I'm sure this scene was done only with the best of intentions, as made clear by the film ending on the text "For Harold" set against a night sky. But intentions are not the same as execution and Afterlife's execution only proves the limitations of fully-digital humans. Entirely CGI Harold Ramis constantly looks off, which is an issue, but not a pressing one when the focus of a scene is on blasting CGI beams of light at monsters. It does become a fatal flaw, though, once Afterlife decides it wants to use the character for tender emotional moments that fall flat. The lack of believability in CG Egon Spengler keeps taking you out of the scene. It's impossible to build emotion around something trying to emulate reality but missing the mark.

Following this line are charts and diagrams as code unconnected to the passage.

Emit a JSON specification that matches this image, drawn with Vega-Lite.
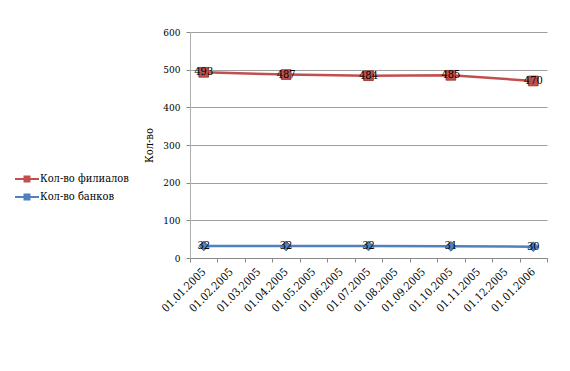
{
  "$schema": "https://vega.github.io/schema/vega-lite/v6.json",
  "width": 357,
  "height": 226,
  "autosize": {"type": "none"},
  "padding": {"left": 190, "top": 32, "right": 23, "bottom": 113},
  "background": "white",
  "config": {
    "font": "DejaVu Serif Condensed, DejaVu Serif",
    "view": {"stroke": null},
    "text": {"font": "DejaVu Serif Condensed, DejaVu Serif"},
    "axis": {"labelFont": "DejaVu Serif Condensed, DejaVu Serif", "titleFont": "DejaVu Serif Condensed, DejaVu Serif", "labelFontSize": 11, "labelColor": "black", "titleColor": "black"},
    "legend": {"labelFont": "DejaVu Serif Condensed, DejaVu Serif"}
  },
  "data": {
    "values": [
      {"date": "01.01.2005", "series": "Кол-во филиалов", "value": 493},
      {"date": "01.04.2005", "series": "Кол-во филиалов", "value": 487},
      {"date": "01.07.2005", "series": "Кол-во филиалов", "value": 484},
      {"date": "01.10.2005", "series": "Кол-во филиалов", "value": 485},
      {"date": "01.01.2006", "series": "Кол-во филиалов", "value": 470},
      {"date": "01.01.2005", "series": "Кол-во банков", "value": 32},
      {"date": "01.04.2005", "series": "Кол-во банков", "value": 32},
      {"date": "01.07.2005", "series": "Кол-во банков", "value": 32},
      {"date": "01.10.2005", "series": "Кол-во банков", "value": 31},
      {"date": "01.01.2006", "series": "Кол-во банков", "value": 30}
    ]
  },
  "encoding": {
    "x": {
      "field": "date", "type": "ordinal", "title": null,
      "scale": {"domain": ["01.01.2005","01.02.2005","01.03.2005","01.04.2005","01.05.2005","01.06.2005","01.07.2005","01.08.2005","01.09.2005","01.10.2005","01.11.2005","01.12.2005","01.01.2006"], "paddingInner": 0, "paddingOuter": 0},
      "axis": {"labelAngle": -45, "labelAlign": "right", "labelBaseline": "middle", "domainColor": "#888888", "tickColor": "#888888", "tickBand": "extent", "tickSize": 4, "labelPadding": 8, "grid": false}
    },
    "y": {
      "field": "value", "type": "quantitative", "title": "Кол-во",
      "scale": {"domain": [0, 600]},
      "axis": {"values": [0,100,200,300,400,500,600], "domainColor": "#b0b0b0", "tickColor": "#888888", "tickSize": 4, "gridColor": "#888888", "gridWidth": 0.8, "labelPadding": 6, "labelFontSize": 10, "titleFontSize": 11, "titleFontWeight": "normal", "titlePadding": 8}
    },
    "color": {
      "field": "series", "type": "nominal",
      "scale": {"domain": ["Кол-во филиалов", "Кол-во банков"], "range": ["#C0504D", "#4F81BD"]},
      "legend": {"orient": "none", "legendX": -174, "legendY": 136, "title": null, "labelFontSize": 11, "labelColor": "black", "symbolType": "M-1.2,0H1.2M-0.25,-0.25H0.25V0.25H-0.25Z", "symbolSize": 400, "symbolStrokeWidth": 2, "rowPadding": 0, "labelOffset": 2}
    }
  },
  "layer": [
    {"mark": {"type": "line", "strokeWidth": 2.5}},
    {"mark": {"type": "point", "filled": true, "size": 95, "opacity": 1, "strokeWidth": 0.8}, "encoding": {
      "shape": {"condition": {"test": "datum.series === 'Кол-во банков'", "value": "diamond"}, "value": "square"},
      "stroke": {"condition": {"test": "datum.series === 'Кол-во банков'", "value": "#2C5A8C"}, "value": "#8C2F2C"}
    }},
    {"mark": {"type": "text", "fontSize": 11, "color": "black"}, "encoding": {"text": {"field": "value"}, "color": {"value": "black"}}}
  ]
}
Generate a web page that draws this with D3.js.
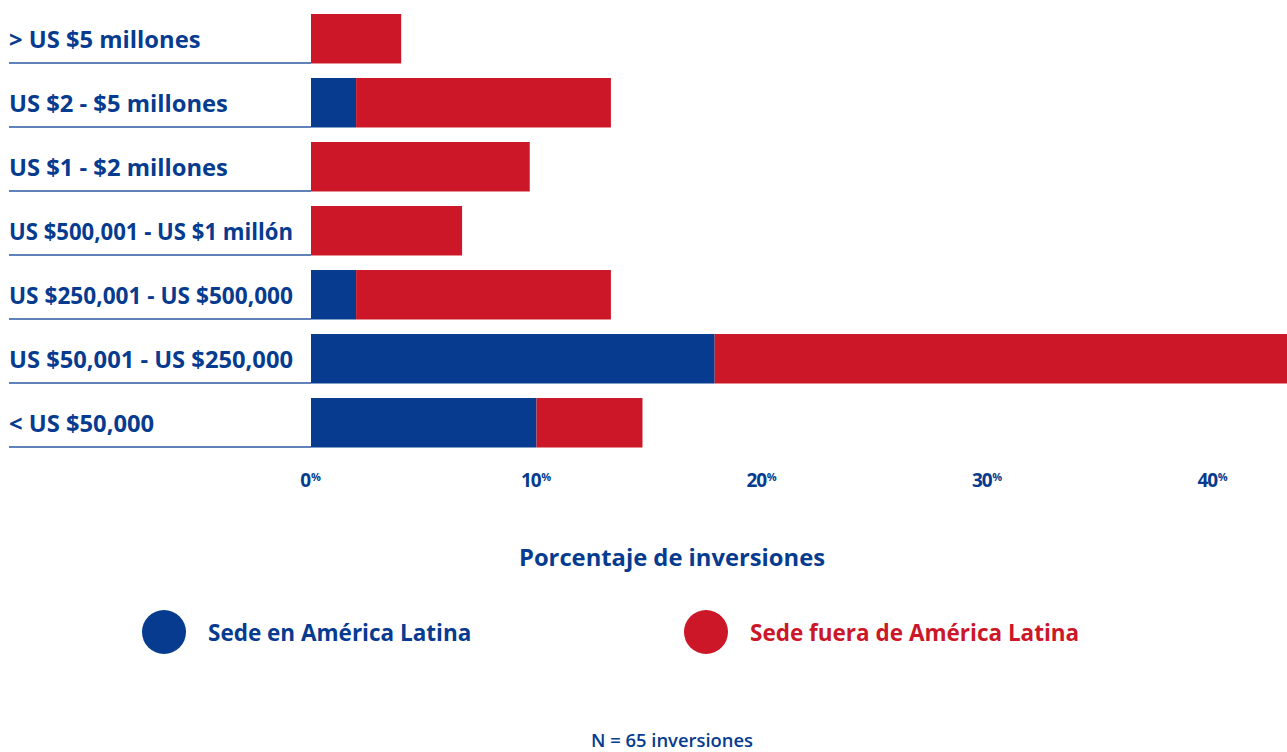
<!DOCTYPE html>
<html lang="es">
<head>
    <meta charset="UTF-8">
    <title>Porcentaje de inversiones</title>
    <script src="https://d3js.org/d3.v7.min.js"></script>
    <style>
        body { margin: 0; background: #fff; }
        svg { display: block; font-family: "Open Sans", "Noto Sans", sans-serif; }
    </style>
</head>
<body>
<svg id="chart"></svg>
<script>
    // categories, top to bottom
    var categories = [
        "> US $5 millones",
        "US $2 - $5 millones",
        "US $1 - $2 millones",
        "US $500,001 - US $1 millón",
        "US $250,001 - US $500,000",
        "US $50,001 - US $250,000",
        "< US $50,000"
    ];
    // percentage of investments
    var latam  = [0, 2.0, 0, 0, 2.0, 17.9, 10.0];
    var fuera  = [4.0, 11.3, 9.7, 6.7, 11.3, 25.4, 4.7];
    var ticks = [0, 10, 20, 30, 40];
    var seriesNames = ["Sede en América Latina", "Sede fuera de América Latina"];

    var blue = "#063b8f", red = "#cc1729";
    var width = 1287, height = 752;

    var svg = d3.select("#chart").attr("width", width).attr("height", height);

    var rows = categories.map(function (c, i) {
        return {cat: c, latam: latam[i], fuera: fuera[i]};
    });

    var x = d3.scaleLinear().domain([0, 40]).range([311, 1213]);
    var y = d3.scaleBand().domain(categories).range([14, 447.5]).paddingInner(0.227).paddingOuter(0);
    var color = d3.scaleOrdinal().domain(["latam", "fuera"]).range([blue, red]);

    var layers = d3.stack().keys(["latam", "fuera"])(rows);

    // bars
    svg.append("g").selectAll("g")
        .data(layers)
        .join("g")
        .attr("fill", function (d) { return color(d.key); })
        .selectAll("rect")
        .data(function (d) { return d; })
        .join("rect")
        .attr("x", function (d) { return x(d[0]); })
        .attr("y", function (d) { return y(d.data.cat); })
        .attr("width", function (d) { return Math.max(0, x(d[1]) - x(d[0])); })
        .attr("height", y.bandwidth());

    // row labels with underline
    var lab = svg.append("g").selectAll("g")
        .data(categories)
        .join("g")
        .attr("transform", function (d) { return "translate(0," + y(d) + ")"; });

    lab.append("line")
        .attr("x1", 9).attr("x2", x(0))
        .attr("y1", y.bandwidth() - 0.5).attr("y2", y.bandwidth() - 0.5)
        .attr("stroke", "#2c57a3").attr("stroke-width", 1.3);

    var maxLabel = 284, labelSize = 23.75;
    lab.append("text")
        .attr("x", 9)
        .attr("y", 34)
        .attr("fill", blue)
        .attr("font-size", labelSize)
        .attr("font-weight", 700)
        .text(function (d) { return d; })
        .each(function () {
            // long labels get squeezed to fit in front of the bars
            var w = this.getComputedTextLength();
            if (w > maxLabel) {
                d3.select(this)
                    .attr("font-size", labelSize * Math.sqrt(maxLabel / w))
                    .attr("textLength", maxLabel)
                    .attr("lengthAdjust", "spacingAndGlyphs");
            }
        });

    // x axis tick labels with superscript %
    var tk = svg.append("g").selectAll("text")
        .data(ticks)
        .join("text")
        .attr("x", function (d) { return x(d) - 1; })
        .attr("y", 487)
        .attr("text-anchor", "middle")
        .attr("fill", blue)
        .attr("font-weight", 700)
        .attr("font-size", 19)
        .attr("letter-spacing", -1.2);
    tk.append("tspan").text(function (d) { return d; });
    tk.append("tspan")
        .attr("font-size", 11)
        .attr("dx", 1)
        .attr("dy", -6)
        .text("%");

    // axis title
    svg.append("text")
        .attr("x", 672)
        .attr("y", 566)
        .attr("text-anchor", "middle")
        .attr("fill", blue)
        .attr("font-size", 23.75)
        .attr("font-weight", 700)
        .text("Porcentaje de inversiones");

    // legend
    var legend = svg.append("g").selectAll("g")
        .data(seriesNames)
        .join("g")
        .attr("transform", function (d, i) { return "translate(" + (i === 0 ? 164 : 706) + ",632)"; });
    legend.append("circle")
        .attr("r", 22)
        .attr("fill", function (d, i) { return i === 0 ? blue : red; });
    legend.append("text")
        .attr("x", 44)
        .attr("y", 9)
        .attr("fill", function (d, i) { return i === 0 ? blue : red; })
        .attr("font-size", 22.5)
        .attr("font-weight", 700)
        .text(function (d) { return d; });

    // footnote
    svg.append("text")
        .attr("x", 672)
        .attr("y", 747)
        .attr("text-anchor", "middle")
        .attr("fill", blue)
        .attr("font-size", 18.4)
        .attr("font-weight", 600)
        .text("N = 65 inversiones");
</script>
</body>
</html>
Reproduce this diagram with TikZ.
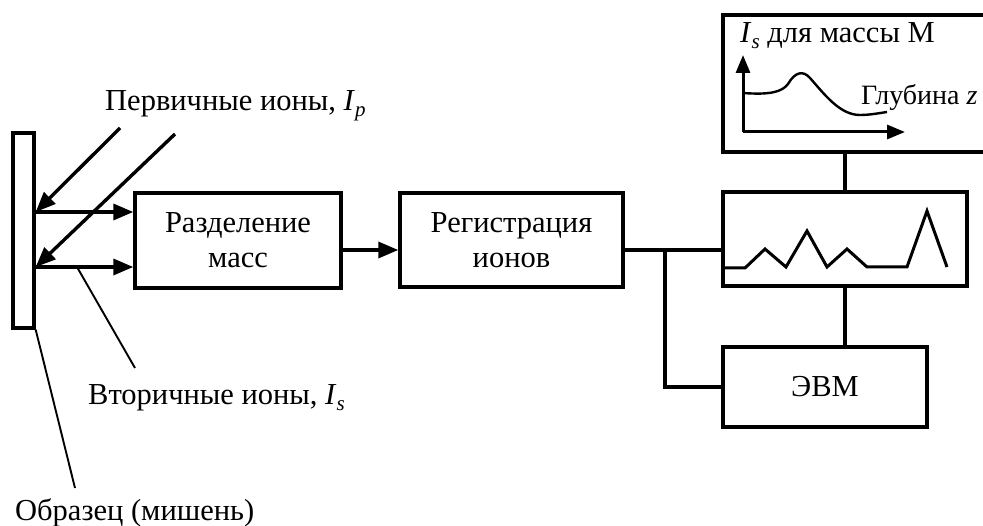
\documentclass[tikz,border=0pt]{standalone}
\usepackage{fontspec}
\setmainfont{Liberation Serif}
\usetikzlibrary{arrows.meta,calc}
\newcommand\subit[1]{\raisebox{-0.4ex}{\fontsize{21}{21}\selectfont\itshape #1}}
\tikzset{
  blk/.style={draw, line width=3.4pt, inner sep=0pt},
  con/.style={line width=3.4pt},
  arr/.style={line width=3.4pt, -{Triangle[length=20pt,width=16pt]}},
  thin/.style={line width=1.9pt},
  lbl/.style={inner sep=0pt, font=\fontsize{30.5}{35}\selectfont},
}
\begin{document}
\begin{tikzpicture}[x=1pt,y=-1pt]
\useasboundingbox (0,0) rectangle (983,526);
\clip (0,0) rectangle (983,526);
% boxes
\node[blk, minimum width=21pt, minimum height=195pt] (sample) at (23.5,230.5) {};
\node[blk, lbl, minimum width=206pt, minimum height=95pt, align=center] (sep) at (238,240.5) {Разделение\\масс};
\node[blk, lbl, minimum width=223pt, minimum height=94pt, align=center] (reg) at (511.5,240) {Регистрация\\ионов};
\node[blk, minimum width=244pt, minimum height=94pt] (spec) at (845,239) {};
\node[blk, lbl, minimum width=204pt, minimum height=80pt] (evm) at (825,387) {ЭВМ};
\node[blk, minimum width=277pt, minimum height=137pt] (top) at (861.5,83.5) {};
% labels
\node[lbl, anchor=base west] (lp) at (105,111) {Первичные ионы, \textit{I}\subit{p}};
\node[lbl, anchor=base west] (ls) at (88,405) {Вторичные ионы, \textit{I}\subit{s}};
\node[lbl, anchor=base west] (lo) at (15,520) {Образец (мишень)};
\node[lbl, anchor=base west] (lm) at (740,43) {\textit{I}\subit{s} для массы М};
\node[lbl, anchor=base west, font=\fontsize{28}{34}\selectfont] (lz) at (861,105) {Глубина \textit{z}};
% coordinates
\coordinate (h1) at (34,212);
\coordinate (h2) at (34,267);
\coordinate (p1) at (120,128);
\coordinate (p2) at (175,134);
\coordinate (j) at (665,250);
\coordinate (se) at (77,267);
\coordinate (sp) at (135,368);
\coordinate (op) at (75,488);
% primary ions
\draw[arr] (p1) -- (sample.east |- h1);
\draw[arr] (p2) -- (sample.east |- h2);
% secondary ions
\draw[arr] (sample.east |- h1) -- (sep.west |- h1);
\draw[arr] (sample.east |- h2) -- (sep.west |- h2);
% pointers
\draw[thin] (se) -- (sp);
\draw[thin] (sample.south east) -- (op);
% chain
\draw[arr] (sep.east |- j) -- (reg.west |- j);
\draw[con] (reg.east |- j) -- (spec.west |- j);
\draw[con] (j) |- (evm.west);
\draw[con] (spec.south) -- (evm.north -| spec.south);
\draw[con] (spec.north) -- (top.south -| spec.north);
% spectrum
\draw[line width=3pt, line join=miter] plot coordinates {(725,268) (745,268) (765,249) (786,267) (807,231) (827,267) (847,249) (867,267) (907,267) (927,211) (947,267)};
% depth profile
\coordinate (o) at (743,132);
\draw[line width=3pt, -{Triangle[length=18pt,width=14pt]}] (o) -- (743,55);
\draw[line width=3pt, -{Triangle[length=18pt,width=14pt]}] (o) -- (905,132);
\draw[line width=2.4pt] (743,93) .. controls (770,95) and (782,92) .. (788,84)
  .. controls (795,72) and (803,70) .. (810,78)
  .. controls (825,95) and (840,115) .. (860,115)
  .. controls (870,115) and (880,113) .. (887,112);
\end{tikzpicture}
\end{document}
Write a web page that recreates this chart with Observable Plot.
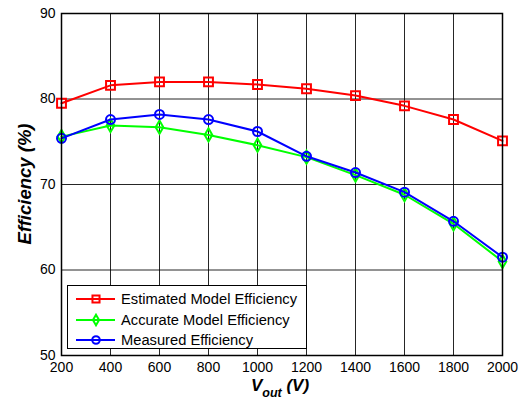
<!DOCTYPE html>
<html>
<head>
<meta charset="utf-8">
<script src="https://cdn.jsdelivr.net/npm/d3@7"></script>
<script src="https://cdn.jsdelivr.net/npm/@observablehq/plot@0.6"></script>
<style>
  html, body { margin: 0; padding: 0; background: #fff; }
  #wrap { position: relative; width: 532px; height: 403px; }
  #legend {
    position: absolute; left: 67px; top: 285px; width: 240px; height: 64px;
    border: 1px solid #000; background: #fff; box-sizing: border-box;
    font-family: "Liberation Sans", Arial, sans-serif; font-size: 14.7px; color: #000;
    padding-top: 3px;
  }
  .row { display: flex; align-items: center; height: 20.5px; }
  .row svg { margin-left: 8px; margin-right: 6px; }
</style>
</head>
<body>
<div id="wrap"></div>
<script>
const vout = [200, 400, 600, 800, 1000, 1200, 1400, 1600, 1800, 2000];
const estimated = [79.5, 81.6, 82.0, 82.0, 81.7, 81.2, 80.4, 79.2, 77.6, 75.1];
const accurate  = [75.6, 76.9, 76.7, 75.8, 74.6, 73.2, 71.1, 68.8, 65.4, 61.0];
const measured  = [75.4, 77.6, 78.2, 77.6, 76.2, 73.3, 71.4, 69.1, 65.7, 61.5];
const xTicks = [200, 400, 600, 800, 1000, 1200, 1400, 1600, 1800, 2000];
const yTicks = [50, 60, 70, 80, 90];
const seriesNames = ["Estimated Model Efficiency", "Accurate Model Efficiency", "Measured Efficiency"];
const seriesColors = ["#ff0000", "#00ff00", "#0000ff"];
const seriesSymbols = ["square", "diamond", "circle"];
const seriesValues = [estimated, accurate, measured];

const data = [];
seriesValues.forEach((vals, s) => vals.forEach((v, i) => data.push({series: seriesNames[s], x: vout[i], y: v, s})));

const marks = [
  Plot.gridX(xTicks, {stroke: "#000", strokeOpacity: 0.85, strokeWidth: 1}),
  Plot.gridY(yTicks, {stroke: "#000", strokeOpacity: 0.85, strokeWidth: 1})
];
seriesNames.forEach((name, s) => {
  const d = data.filter(e => e.s === s);
  marks.push(Plot.line(d, {x: "x", y: "y", stroke: seriesColors[s], strokeWidth: 2}));
  marks.push(Plot.dot(d, {x: "x", y: "y", stroke: seriesColors[s], symbol: () => seriesSymbols[s],
    r: s === 0 ? 5 : (s === 1 ? 4 : 4.5), fill: "none", strokeWidth: 2}));
});
marks.push(Plot.frame({stroke: "#000", strokeWidth: 1.5}));

const chart = Plot.plot({
  width: 532, height: 403,
  marginLeft: 61, marginRight: 30, marginTop: 13, marginBottom: 48,
  style: {fontFamily: "'Liberation Sans', Arial, sans-serif", fontSize: "14px", color: "#000", background: "#fff"},
  x: {domain: [200, 2000], ticks: xTicks, tickSize: 0, tickPadding: 7, label: null, tickFormat: d => String(d)},
  y: {domain: [50, 90], ticks: yTicks, tickSize: 0, tickPadding: 6, label: null},
  marks
});
document.getElementById("wrap").appendChild(chart);

const svg = d3.select(chart);
svg.append("text")
  .attr("transform", "translate(26,184) rotate(-90)")
  .attr("text-anchor", "middle").attr("dominant-baseline", "middle")
  .style("font", "italic bold 18.5px 'Liberation Sans', Arial, sans-serif")
  .text("Efficiency (%)");
const xl = svg.append("text")
  .attr("x", 280).attr("y", 391)
  .attr("text-anchor", "middle")
  .style("font", "italic bold 17px 'Liberation Sans', Arial, sans-serif");
xl.append("tspan").text("V");
xl.append("tspan").attr("dy", 6).style("font-size", "12.5px").text("out");
xl.append("tspan").attr("dy", -6).text(" (V)");

// legend
const legend = document.createElement("div");
legend.id = "legend";
seriesNames.forEach((name, s) => {
  const row = document.createElement("div");
  row.className = "row";
  const sym = d3.symbol(s === 0 ? d3.symbolSquare : s === 1 ? d3.symbolDiamond : d3.symbolCircle,
                        s === 0 ? 50 : (s === 1 ? 32 : 45))();
  row.innerHTML = `<svg width="39" height="14"><line x1="0" x2="39" y1="7" y2="7" stroke="${seriesColors[s]}" stroke-width="2"/>` +
    `<path d="${sym}" transform="translate(20,7)" fill="none" stroke="${seriesColors[s]}" stroke-width="2"/></svg><span>${name}</span>`;
  legend.appendChild(row);
});
document.getElementById("wrap").appendChild(legend);
</script>
</body>
</html>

Plus, while I'm sure the Ramis family signed off on Afterlife, there's an inescapable creepy factor in reviving dead actors through CGI duplicates. Ramis cannot live on through his wonderful works like Groundhog Day or how he impacted other people. He must literally be resurrected so that a big Sony Pictures blockbuster can deliver as much nostalgia as possible. Just redoing the first movie's climax and the use of CGI Harold Ramis epitomize how Ghostbusters: Afterlife eschews interesting original concepts for an ending that's all about suffocating moviegoers in the familiar.